Article by Marina Raye, LICSW Integrative Coach and Psychotherapist
Our bodies are deigned to process the emotions that are created by our thoughts. When emotions are felt without interference, they quickly dissipate leaving the body relaxed, strong and healthy.
However, some emotions are often identified as negative. Fear, frustration, anger, and so on, are not welcomed by most of us and, therefore, resisted and unprocessed.
When we do not allow our bodies to feel and process our emotions, we become experts on not feeling.
Does any of the following sound familiar?
“I’ll get busy so I don’t have to think” (translate—feel);
“Boy, am I hungry! That ice cream has been occupying too much space in the freezer” “Hey, let’s watch that episode again, know it by heart but it’s still funny!”
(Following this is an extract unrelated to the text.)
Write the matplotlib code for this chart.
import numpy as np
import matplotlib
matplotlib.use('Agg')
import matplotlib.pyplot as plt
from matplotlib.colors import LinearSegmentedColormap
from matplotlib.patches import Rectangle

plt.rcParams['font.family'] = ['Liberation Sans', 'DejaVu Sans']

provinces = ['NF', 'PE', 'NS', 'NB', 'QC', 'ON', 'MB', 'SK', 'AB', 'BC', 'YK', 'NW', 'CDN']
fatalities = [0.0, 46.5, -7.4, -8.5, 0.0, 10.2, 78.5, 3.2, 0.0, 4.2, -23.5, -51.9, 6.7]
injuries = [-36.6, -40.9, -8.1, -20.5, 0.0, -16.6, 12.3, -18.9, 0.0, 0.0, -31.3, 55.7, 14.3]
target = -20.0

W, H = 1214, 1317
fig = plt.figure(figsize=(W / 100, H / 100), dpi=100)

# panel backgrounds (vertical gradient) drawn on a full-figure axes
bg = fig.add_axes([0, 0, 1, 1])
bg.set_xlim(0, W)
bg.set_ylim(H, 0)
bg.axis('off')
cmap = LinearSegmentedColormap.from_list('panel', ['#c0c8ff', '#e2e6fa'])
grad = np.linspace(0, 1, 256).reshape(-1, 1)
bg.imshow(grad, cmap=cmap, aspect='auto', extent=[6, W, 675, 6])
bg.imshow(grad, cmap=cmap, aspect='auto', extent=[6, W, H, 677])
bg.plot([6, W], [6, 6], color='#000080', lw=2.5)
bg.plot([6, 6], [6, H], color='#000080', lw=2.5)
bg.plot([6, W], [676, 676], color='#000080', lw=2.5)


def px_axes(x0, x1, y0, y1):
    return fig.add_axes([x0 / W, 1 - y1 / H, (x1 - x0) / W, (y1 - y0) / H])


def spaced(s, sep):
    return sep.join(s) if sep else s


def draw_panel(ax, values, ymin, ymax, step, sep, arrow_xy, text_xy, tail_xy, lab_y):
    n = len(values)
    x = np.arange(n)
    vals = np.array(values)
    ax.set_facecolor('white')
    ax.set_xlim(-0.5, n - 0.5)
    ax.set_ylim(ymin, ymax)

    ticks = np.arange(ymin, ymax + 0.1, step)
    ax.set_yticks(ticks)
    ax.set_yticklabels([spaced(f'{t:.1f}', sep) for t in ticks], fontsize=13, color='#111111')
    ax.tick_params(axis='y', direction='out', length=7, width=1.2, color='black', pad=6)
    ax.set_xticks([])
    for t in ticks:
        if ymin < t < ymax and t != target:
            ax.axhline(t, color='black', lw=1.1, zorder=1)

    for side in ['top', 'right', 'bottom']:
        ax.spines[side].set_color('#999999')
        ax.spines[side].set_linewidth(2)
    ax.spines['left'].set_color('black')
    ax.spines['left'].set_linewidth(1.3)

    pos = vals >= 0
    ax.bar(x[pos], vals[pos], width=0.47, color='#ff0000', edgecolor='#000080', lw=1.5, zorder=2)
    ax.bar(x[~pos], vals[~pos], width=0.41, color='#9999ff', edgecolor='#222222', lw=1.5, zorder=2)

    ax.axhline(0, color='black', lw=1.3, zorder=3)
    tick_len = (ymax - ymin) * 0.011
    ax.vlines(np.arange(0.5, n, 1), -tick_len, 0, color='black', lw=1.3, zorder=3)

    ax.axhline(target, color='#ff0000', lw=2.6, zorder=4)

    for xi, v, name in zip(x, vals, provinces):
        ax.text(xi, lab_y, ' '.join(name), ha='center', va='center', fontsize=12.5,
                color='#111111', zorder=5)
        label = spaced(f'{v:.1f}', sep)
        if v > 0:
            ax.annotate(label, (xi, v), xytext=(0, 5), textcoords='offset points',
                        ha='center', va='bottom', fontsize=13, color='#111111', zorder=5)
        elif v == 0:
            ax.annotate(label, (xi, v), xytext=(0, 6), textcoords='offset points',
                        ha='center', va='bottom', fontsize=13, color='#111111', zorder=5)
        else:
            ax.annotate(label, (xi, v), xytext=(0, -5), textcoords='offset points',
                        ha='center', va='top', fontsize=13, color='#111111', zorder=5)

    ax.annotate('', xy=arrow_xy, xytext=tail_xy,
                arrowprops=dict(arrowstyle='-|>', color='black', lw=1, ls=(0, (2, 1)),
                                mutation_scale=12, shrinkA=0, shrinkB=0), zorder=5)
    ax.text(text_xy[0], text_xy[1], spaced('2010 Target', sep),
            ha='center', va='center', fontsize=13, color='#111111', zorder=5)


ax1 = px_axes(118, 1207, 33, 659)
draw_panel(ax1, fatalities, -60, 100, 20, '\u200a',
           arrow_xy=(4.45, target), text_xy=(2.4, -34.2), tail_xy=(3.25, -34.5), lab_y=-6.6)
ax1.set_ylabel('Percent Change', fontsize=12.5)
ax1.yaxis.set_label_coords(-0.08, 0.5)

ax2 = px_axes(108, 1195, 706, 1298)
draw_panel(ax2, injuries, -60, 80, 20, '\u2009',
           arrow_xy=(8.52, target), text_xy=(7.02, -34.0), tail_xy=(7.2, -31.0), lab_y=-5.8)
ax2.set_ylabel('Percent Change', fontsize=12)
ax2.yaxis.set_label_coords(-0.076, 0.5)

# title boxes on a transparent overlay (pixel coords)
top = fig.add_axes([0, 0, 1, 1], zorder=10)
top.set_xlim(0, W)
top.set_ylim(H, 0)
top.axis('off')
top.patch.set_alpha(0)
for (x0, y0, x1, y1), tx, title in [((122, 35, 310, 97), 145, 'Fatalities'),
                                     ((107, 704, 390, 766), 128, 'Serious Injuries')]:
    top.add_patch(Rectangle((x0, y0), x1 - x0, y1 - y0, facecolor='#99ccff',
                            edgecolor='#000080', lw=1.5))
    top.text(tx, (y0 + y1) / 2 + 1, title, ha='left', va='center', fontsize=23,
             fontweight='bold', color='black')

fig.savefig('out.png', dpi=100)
“Who says I am angry? I am just straight forward and assertive!”
“I let it go” (yet still thinking about it).
And on and on we go: denying, suppressing, ignoring, stuffing. Or perhaps we fixate on talking about how justified we are in feeling how we feel (and by the way, we are! Feelings are always right!). But talking in a circular way about our feelings will only bring on more of them and eventually will lead to some form of resistance.
So how do we actually, physically, resist emotions? Our muscles do it for us, by becoming tense. It happens so quickly, and often on such a deep, subconscious level, that we don’t even know that it’s happening. But while we are oblivious, our bodies learn and invisibly adapt. They will remember how to stop and store our “favorite” emotion, and the next time a situation arises, will tense up in the right place and on we go with our day not knowing that the stress level is now a bit higher.
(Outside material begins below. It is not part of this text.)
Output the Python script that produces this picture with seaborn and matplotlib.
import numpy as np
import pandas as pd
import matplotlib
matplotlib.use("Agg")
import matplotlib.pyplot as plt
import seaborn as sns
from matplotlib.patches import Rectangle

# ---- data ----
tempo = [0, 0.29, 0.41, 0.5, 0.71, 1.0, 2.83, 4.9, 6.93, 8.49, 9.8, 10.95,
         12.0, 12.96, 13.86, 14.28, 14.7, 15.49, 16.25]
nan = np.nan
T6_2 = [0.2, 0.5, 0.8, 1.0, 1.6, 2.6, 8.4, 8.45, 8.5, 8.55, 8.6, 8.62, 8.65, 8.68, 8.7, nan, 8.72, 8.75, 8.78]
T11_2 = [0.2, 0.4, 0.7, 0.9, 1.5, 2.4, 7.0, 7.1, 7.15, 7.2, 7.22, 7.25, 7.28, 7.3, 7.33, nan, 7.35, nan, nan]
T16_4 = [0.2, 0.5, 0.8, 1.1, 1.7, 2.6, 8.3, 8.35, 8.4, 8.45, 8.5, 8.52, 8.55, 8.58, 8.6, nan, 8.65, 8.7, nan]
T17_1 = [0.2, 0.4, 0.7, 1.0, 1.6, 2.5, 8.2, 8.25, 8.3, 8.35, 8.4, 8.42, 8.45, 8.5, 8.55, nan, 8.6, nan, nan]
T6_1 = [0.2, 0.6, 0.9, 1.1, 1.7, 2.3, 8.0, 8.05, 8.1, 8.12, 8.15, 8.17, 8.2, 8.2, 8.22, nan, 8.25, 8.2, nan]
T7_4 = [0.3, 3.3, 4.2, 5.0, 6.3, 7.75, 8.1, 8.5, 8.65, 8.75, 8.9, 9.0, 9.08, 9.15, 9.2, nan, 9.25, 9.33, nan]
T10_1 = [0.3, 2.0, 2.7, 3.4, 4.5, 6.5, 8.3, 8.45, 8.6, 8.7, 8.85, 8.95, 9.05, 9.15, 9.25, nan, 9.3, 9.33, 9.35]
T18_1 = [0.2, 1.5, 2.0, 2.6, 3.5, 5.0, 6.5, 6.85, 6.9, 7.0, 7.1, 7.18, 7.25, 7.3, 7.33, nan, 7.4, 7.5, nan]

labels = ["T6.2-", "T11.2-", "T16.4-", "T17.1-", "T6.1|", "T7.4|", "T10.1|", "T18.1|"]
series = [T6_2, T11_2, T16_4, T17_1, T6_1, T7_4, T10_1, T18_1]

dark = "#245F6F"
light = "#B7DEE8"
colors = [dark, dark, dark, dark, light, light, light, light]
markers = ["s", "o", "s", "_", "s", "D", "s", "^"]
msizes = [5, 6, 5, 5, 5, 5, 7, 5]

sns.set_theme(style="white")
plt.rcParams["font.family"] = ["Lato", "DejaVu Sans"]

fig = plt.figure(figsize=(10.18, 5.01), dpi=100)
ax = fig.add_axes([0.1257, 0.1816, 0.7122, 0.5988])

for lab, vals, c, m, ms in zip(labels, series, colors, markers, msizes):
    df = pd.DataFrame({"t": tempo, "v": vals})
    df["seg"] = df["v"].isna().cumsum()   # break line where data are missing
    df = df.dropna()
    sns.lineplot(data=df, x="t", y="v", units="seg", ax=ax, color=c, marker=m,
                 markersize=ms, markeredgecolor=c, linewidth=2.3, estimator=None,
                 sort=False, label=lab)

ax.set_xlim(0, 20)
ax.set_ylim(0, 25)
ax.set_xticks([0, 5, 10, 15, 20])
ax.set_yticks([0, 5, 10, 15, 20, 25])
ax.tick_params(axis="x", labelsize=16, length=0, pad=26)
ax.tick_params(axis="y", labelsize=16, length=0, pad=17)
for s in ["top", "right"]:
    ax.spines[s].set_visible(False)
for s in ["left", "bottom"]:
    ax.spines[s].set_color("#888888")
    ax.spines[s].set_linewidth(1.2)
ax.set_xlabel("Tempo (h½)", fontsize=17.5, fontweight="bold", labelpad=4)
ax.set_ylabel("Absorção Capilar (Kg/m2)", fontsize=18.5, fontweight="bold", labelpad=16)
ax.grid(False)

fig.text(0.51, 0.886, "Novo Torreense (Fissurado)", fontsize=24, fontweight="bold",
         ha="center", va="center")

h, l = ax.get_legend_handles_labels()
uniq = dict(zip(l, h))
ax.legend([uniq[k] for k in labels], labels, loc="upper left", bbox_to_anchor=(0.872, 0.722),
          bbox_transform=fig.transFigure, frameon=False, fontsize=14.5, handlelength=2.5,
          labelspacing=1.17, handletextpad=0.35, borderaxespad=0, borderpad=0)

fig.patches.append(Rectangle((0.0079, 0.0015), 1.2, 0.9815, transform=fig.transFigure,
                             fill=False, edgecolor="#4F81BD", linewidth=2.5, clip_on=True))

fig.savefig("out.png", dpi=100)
At this point, almost everyone has been well educated on the effects of stress on our body and consequent health issues. Resisting our own emotions is a form of stress, with negative consequences. While we may be uncomfortable with certain emotions, it is healthier to practice accepting them —the good, the bad and the ugly — and give our bodies the freedom to be emotion processors they are meant to be rather than relegating them to be emotional storage.
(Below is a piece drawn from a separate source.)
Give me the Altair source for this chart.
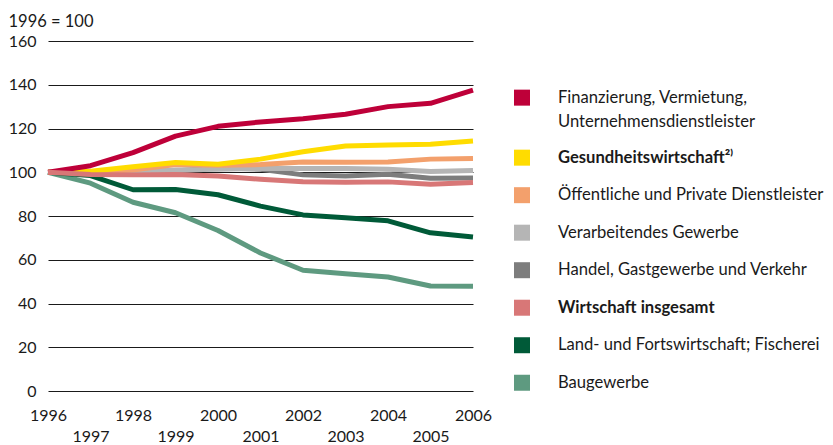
import altair as alt
import pandas as pd

years = list(range(1996, 2007))

categories = [
    "Finanzierung, Vermietung, Unternehmensdienstleister",
    "Gesundheitswirtschaft",
    "Öffentliche und Private Dienstleister",
    "Verarbeitendes Gewerbe",
    "Handel, Gastgewerbe und Verkehr",
    "Wirtschaft insgesamt",
    "Land- und Fortswirtschaft; Fischerei",
    "Baugewerbe",
]
legend_labels = [
    "Finanzierung, Vermietung,\nUnternehmensdienstleister",
    "Gesundheitswirtschaft²⁾",
    "Öffentliche und Private Dienstleister",
    "Verarbeitendes Gewerbe",
    "Handel, Gastgewerbe und Verkehr",
    "Wirtschaft insgesamt",
    "Land- und Fortswirtschaft; Fischerei",
    "Baugewerbe",
]
legend_bold = [False, True, False, False, False, True, False, False]
colors = ["#BE0039", "#FFDC00", "#F3A06C", "#B5B5B5", "#7D7D7D", "#D87777", "#005A38", "#5E9A80"]

fin = [100, 103, 109, 116.5, 121, 123, 124.5, 126.5, 130, 131.5, 137.5]
ges = [100, 100.5, 102.5, 104.5, 103.7, 106, 109.4, 112, 112.5, 112.8, 114.3]
oef = [100, 100, 101, 103.5, 103.2, 103.5, 104.7, 104.6, 104.7, 106, 106.3]
ver = [100, 100, 100.5, 101, 101.4, 101.7, 101.7, 101.7, 101.4, 100.3, 100.8]
han = [100, 100, 101, 100.6, 102.1, 101.4, 98.8, 98.3, 99.1, 97.3, 97.4]
wir = [100, 99, 98.8, 99, 98.3, 96.8, 95.7, 95.4, 95.6, 94.5, 95.3]
lan = [100, 98.5, 92, 92.1, 89.7, 84.5, 80.5, 79.2, 77.8, 72.3, 70.4]
bau = [100, 95, 86.3, 81.5, 73.4, 63.1, 55.2, 53.6, 52.1, 48, 47.9]

series = dict(zip(categories, [fin, ges, oef, ver, han, wir, lan, bau]))
draw_order = [
    "Baugewerbe",
    "Land- und Fortswirtschaft; Fischerei",
    "Handel, Gastgewerbe und Verkehr",
    "Verarbeitendes Gewerbe",
    "Öffentliche und Private Dienstleister",
    "Gesundheitswirtschaft",
    "Finanzierung, Vermietung, Unternehmensdienstleister",
    "Wirtschaft insgesamt",
]
rows = []
for cat in draw_order:
    for y, v in zip(years, series[cat]):
        rows.append({"cat": cat, "year": y, "value": v})
df = pd.DataFrame(rows)

FONT = "Lato"
color_scale = alt.Scale(domain=categories, range=colors)

lines = alt.Chart(df).mark_line(strokeWidth=5, strokeJoin="round", strokeCap="butt").encode(
    x=alt.X(
        "year:Q",
        scale=alt.Scale(domain=[1996, 2006], nice=False, zero=False),
        axis=alt.Axis(
            values=years,
            format="d",
            labelExpr="datum.value % 2 == 0 ? datum.label : ['', datum.label]",
            labelLineHeight=21,
            labelBaseline="top",
            labelPadding=16,
            labelFontSize=16,
            labelColor="#1a1a1a",
            labelOverlap=False,
            labelFlush=False,
            labelBound=False,
            domain=False,
            ticks=False,
            grid=False,
            title=None,
        ),
    ),
    y=alt.Y(
        "value:Q",
        scale=alt.Scale(domain=[0, 160], nice=False),
        axis=alt.Axis(
            values=[0, 20, 40, 60, 80, 100, 120, 140, 160],
            domain=False,
            ticks=False,
            grid=True,
            gridColor="#1a1a1a",
            gridWidth=1,
            labelFontSize=16,
            labelColor="#1a1a1a",
            labelPadding=12,
            title="1996 = 100",
            titleAngle=0,
            titleAlign="left",
            titleBaseline="alphabetic",
            titleX=-40,
            titleY=-15,
            titleFontSize=16.5,
            titleFontWeight="normal",
            titleColor="#1a1a1a",
        ),
    ),
    color=alt.Color("cat:N", scale=color_scale, legend=None),
    detail="cat:N",
).properties(width=425, height=350)

leg_df = pd.DataFrame({
    "cat": categories,
    "label": legend_labels,
    "bold": legend_bold,
    "idx": list(range(len(categories))),
})

leg_base = (
    alt.Chart(leg_df)
    .transform_calculate(
        parts="split(datum.label, '\\n')",
    )
    .transform_calculate(
        l1="datum.parts[0]",
        l2="length(datum.parts) > 1 ? datum.parts[1] : ''",
        w="length(datum.parts) > 1 ? 1.6 : 1",
    )
    .transform_window(cum="sum(w)", sort=[alt.SortField("idx")], frame=[None, 0])
    .transform_calculate(pos="datum.cum - datum.w")
)
ly = alt.Y("pos:Q", scale=alt.Scale(domain=[-1.51, 7.82], reverse=True, nice=False, zero=False), axis=None)

LFS = 16.6
squares = leg_base.mark_square(size=256, opacity=1, filled=True).encode(
    x=alt.value(10),
    y=ly,
    color=alt.Color("cat:N", scale=color_scale, legend=None),
)
text_normal = leg_base.transform_filter("!datum.bold").mark_text(
    align="left", baseline="middle", fontSize=LFS, color="#1a1a1a"
).encode(x=alt.value(46), y=ly, text="l1:N")
text_bold = leg_base.transform_filter("datum.bold").mark_text(
    align="left", baseline="middle", fontSize=LFS, fontWeight="bold", color="#1a1a1a"
).encode(x=alt.value(46), y=ly, text="l1:N")
text2 = leg_base.transform_filter("datum.l2 != ''").mark_text(
    align="left", baseline="middle", fontSize=LFS, dy=24, color="#1a1a1a"
).encode(x=alt.value(46), y=ly, text="l2:N")
legend = alt.layer(squares, text_normal, text_bold, text2).properties(width=300, height=350)

chart = (
    alt.hconcat(lines, legend, spacing=20)
    .properties(padding={"left": 0, "top": 5, "right": 0, "bottom": 0})
    .configure(font=FONT)
    .configure_view(stroke=None)
    .configure_axis(labelFont=FONT, titleFont=FONT)
)

chart.save("out.html", embed_options={"renderer": "svg", "actions": False})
Some hints—when the “favorite” emotion begins to come out of its hiding place, try to relax the mind and focus on lengthening your breath, inhale slowly and fill the belly, exhale fully. On a daily basis practice yoga, tai chi, chi gong, whichever resonates with you. Hug a tree, seriously! Being with nature is calming to the mind and body. If possible, get bodywork done. Find a therapist who understands mind/body connection. And above all, be nice to yourself!